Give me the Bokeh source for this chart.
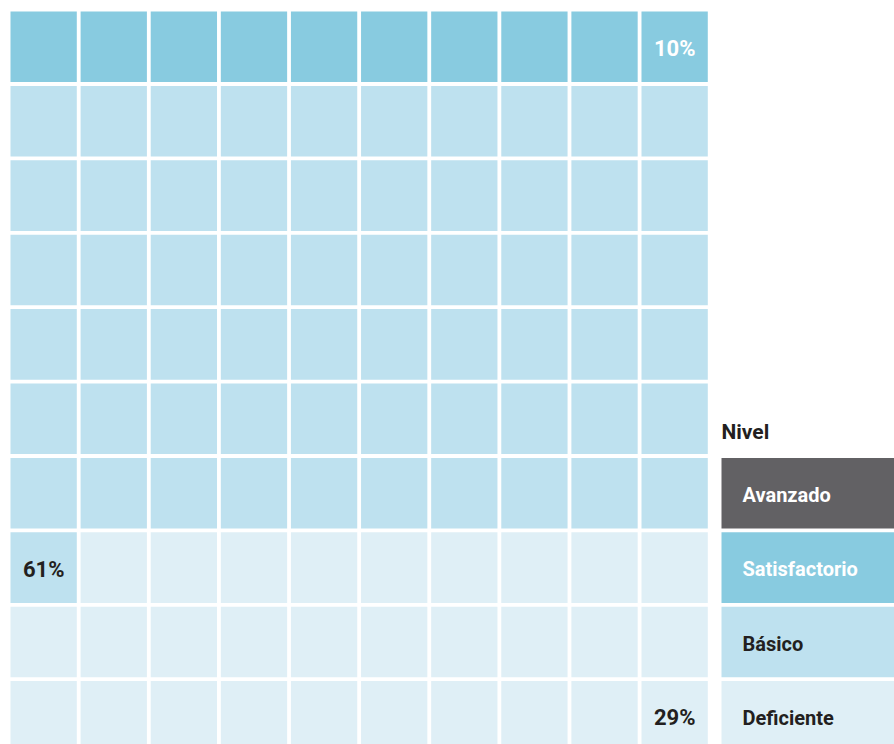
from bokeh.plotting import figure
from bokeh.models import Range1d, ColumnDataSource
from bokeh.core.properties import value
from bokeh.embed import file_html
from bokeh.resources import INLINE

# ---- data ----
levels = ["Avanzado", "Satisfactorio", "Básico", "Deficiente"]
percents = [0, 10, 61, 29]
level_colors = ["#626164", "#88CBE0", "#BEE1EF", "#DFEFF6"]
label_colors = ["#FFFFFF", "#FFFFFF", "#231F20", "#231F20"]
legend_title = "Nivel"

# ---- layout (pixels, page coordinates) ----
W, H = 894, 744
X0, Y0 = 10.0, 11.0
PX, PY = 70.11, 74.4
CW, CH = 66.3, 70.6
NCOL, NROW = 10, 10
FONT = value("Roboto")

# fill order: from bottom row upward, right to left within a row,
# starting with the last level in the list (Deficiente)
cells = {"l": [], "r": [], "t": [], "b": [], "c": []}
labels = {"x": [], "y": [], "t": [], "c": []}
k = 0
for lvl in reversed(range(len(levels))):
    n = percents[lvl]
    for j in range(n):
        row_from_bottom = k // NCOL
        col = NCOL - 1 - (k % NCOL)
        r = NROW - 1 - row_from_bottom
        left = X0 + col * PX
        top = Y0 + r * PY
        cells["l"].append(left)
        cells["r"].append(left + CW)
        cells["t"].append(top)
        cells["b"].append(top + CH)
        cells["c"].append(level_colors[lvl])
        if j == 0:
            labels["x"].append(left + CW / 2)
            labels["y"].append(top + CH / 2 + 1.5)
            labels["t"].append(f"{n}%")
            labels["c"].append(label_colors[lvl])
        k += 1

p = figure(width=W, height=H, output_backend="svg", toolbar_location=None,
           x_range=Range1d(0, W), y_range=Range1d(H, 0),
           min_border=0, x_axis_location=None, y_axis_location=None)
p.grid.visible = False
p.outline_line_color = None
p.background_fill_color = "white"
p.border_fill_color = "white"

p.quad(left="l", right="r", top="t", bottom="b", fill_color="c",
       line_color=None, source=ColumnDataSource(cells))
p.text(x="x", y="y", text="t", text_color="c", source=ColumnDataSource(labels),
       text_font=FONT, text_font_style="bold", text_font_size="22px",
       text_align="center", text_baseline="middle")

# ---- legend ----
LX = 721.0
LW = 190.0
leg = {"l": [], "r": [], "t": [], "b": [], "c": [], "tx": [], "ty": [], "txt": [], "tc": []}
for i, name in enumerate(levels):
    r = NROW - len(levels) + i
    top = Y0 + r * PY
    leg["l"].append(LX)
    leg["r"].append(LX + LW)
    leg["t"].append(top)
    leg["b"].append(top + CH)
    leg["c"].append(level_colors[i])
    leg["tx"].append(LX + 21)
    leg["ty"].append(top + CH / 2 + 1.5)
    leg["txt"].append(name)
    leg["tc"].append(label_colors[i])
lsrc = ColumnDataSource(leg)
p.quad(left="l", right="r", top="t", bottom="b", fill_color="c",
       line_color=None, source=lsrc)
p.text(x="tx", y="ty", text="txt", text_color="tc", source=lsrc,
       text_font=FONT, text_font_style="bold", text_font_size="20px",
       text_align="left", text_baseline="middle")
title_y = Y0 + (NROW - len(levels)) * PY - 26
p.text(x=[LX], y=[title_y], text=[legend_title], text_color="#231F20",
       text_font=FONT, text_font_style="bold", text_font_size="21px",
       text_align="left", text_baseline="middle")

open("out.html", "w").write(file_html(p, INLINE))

# [Directions]
Write out the lines from the start of the material to the line with "from bokeh.resources import INLINE", inclusive and exactly. Skip the pictures.

# [Correct response]
Give me the Bokeh source for this chart.
from bokeh.plotting import figure
from bokeh.models import Range1d, ColumnDataSource
from bokeh.core.properties import value
from bokeh.embed import file_html
from bokeh.resources import INLINE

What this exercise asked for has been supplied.